Exercise description. Please write out the lines of the data exactly, beginning with the first and ending with the line containing "from matplotlib.colors import"; leave the pictures behind.

Data extract.
>>>
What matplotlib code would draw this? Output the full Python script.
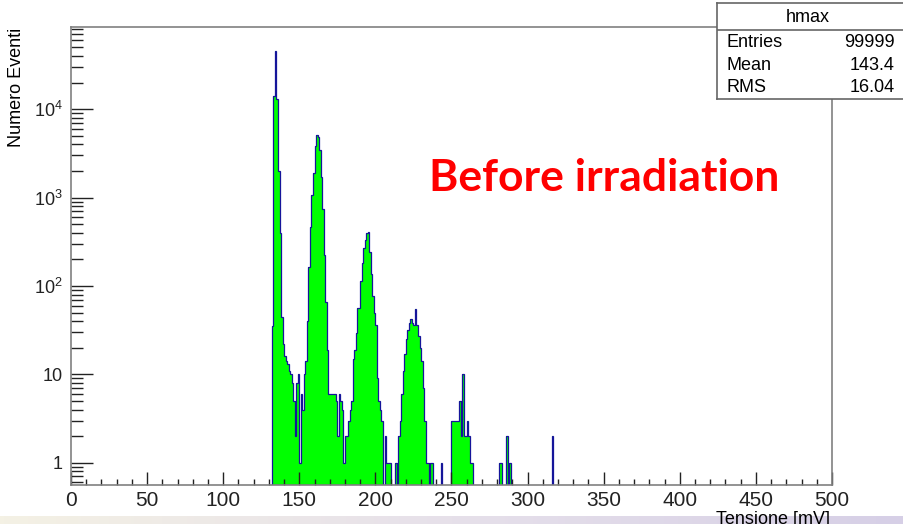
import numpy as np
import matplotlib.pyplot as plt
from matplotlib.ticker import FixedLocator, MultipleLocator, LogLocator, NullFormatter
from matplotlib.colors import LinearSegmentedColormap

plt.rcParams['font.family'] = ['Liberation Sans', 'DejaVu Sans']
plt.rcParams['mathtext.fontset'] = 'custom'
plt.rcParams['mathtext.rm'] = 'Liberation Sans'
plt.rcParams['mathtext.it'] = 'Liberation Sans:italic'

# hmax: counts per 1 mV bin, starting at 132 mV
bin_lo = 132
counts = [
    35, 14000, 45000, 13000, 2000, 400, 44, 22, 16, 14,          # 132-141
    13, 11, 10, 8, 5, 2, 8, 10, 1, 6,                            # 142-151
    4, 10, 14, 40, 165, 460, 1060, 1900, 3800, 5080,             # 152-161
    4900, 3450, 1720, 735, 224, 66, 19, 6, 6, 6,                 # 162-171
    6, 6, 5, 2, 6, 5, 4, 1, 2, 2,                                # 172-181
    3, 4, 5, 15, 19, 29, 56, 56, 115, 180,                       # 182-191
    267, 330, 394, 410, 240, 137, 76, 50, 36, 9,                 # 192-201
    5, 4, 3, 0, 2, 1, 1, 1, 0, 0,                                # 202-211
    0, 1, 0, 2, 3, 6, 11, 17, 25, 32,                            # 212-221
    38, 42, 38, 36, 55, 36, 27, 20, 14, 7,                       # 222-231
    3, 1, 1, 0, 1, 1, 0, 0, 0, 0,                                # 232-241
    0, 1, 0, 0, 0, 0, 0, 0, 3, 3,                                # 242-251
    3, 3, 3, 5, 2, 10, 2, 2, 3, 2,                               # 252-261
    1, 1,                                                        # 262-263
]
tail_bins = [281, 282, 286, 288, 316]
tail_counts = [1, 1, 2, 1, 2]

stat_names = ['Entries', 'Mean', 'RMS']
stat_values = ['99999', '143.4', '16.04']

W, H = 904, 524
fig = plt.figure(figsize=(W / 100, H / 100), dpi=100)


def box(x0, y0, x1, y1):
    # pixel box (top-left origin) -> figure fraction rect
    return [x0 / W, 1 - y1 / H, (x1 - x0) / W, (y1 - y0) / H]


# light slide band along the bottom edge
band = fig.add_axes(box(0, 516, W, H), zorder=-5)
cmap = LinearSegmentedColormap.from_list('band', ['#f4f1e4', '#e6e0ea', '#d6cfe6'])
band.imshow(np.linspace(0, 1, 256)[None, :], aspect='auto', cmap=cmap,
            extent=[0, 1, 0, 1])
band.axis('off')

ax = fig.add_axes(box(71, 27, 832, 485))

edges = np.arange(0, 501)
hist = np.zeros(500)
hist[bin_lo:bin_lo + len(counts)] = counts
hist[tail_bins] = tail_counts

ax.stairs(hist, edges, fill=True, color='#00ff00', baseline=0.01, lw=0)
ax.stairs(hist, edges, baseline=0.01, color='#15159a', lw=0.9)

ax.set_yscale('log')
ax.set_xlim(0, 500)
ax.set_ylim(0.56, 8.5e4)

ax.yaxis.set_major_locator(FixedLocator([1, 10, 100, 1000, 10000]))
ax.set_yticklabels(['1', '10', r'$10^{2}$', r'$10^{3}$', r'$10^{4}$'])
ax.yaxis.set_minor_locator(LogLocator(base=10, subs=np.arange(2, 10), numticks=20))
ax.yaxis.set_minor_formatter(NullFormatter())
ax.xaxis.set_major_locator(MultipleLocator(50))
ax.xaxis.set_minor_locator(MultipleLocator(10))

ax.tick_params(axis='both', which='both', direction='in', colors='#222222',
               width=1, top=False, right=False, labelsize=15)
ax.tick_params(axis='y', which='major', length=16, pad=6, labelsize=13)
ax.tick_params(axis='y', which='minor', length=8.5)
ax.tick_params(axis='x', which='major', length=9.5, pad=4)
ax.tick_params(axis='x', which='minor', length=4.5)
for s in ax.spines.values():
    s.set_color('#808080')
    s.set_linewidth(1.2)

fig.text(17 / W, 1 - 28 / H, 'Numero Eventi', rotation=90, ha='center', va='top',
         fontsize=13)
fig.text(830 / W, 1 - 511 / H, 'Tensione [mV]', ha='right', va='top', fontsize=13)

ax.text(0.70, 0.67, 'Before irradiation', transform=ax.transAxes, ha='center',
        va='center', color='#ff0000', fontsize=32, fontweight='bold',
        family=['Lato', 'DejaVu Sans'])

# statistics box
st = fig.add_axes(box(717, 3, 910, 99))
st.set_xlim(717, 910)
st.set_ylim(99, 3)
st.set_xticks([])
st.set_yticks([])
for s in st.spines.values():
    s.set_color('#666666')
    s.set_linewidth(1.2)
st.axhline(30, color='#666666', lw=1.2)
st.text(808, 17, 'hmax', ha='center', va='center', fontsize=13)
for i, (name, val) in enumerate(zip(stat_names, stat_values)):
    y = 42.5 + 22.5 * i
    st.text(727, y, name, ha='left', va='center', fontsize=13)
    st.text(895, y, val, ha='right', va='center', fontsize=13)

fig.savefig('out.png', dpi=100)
<<<
Exercise answer.
What matplotlib code would draw this? Output the full Python script.
import numpy as np
import matplotlib.pyplot as plt
from matplotlib.ticker import FixedLocator, MultipleLocator, LogLocator, NullFormatter
from matplotlib.colors import LinearSegmentedColormap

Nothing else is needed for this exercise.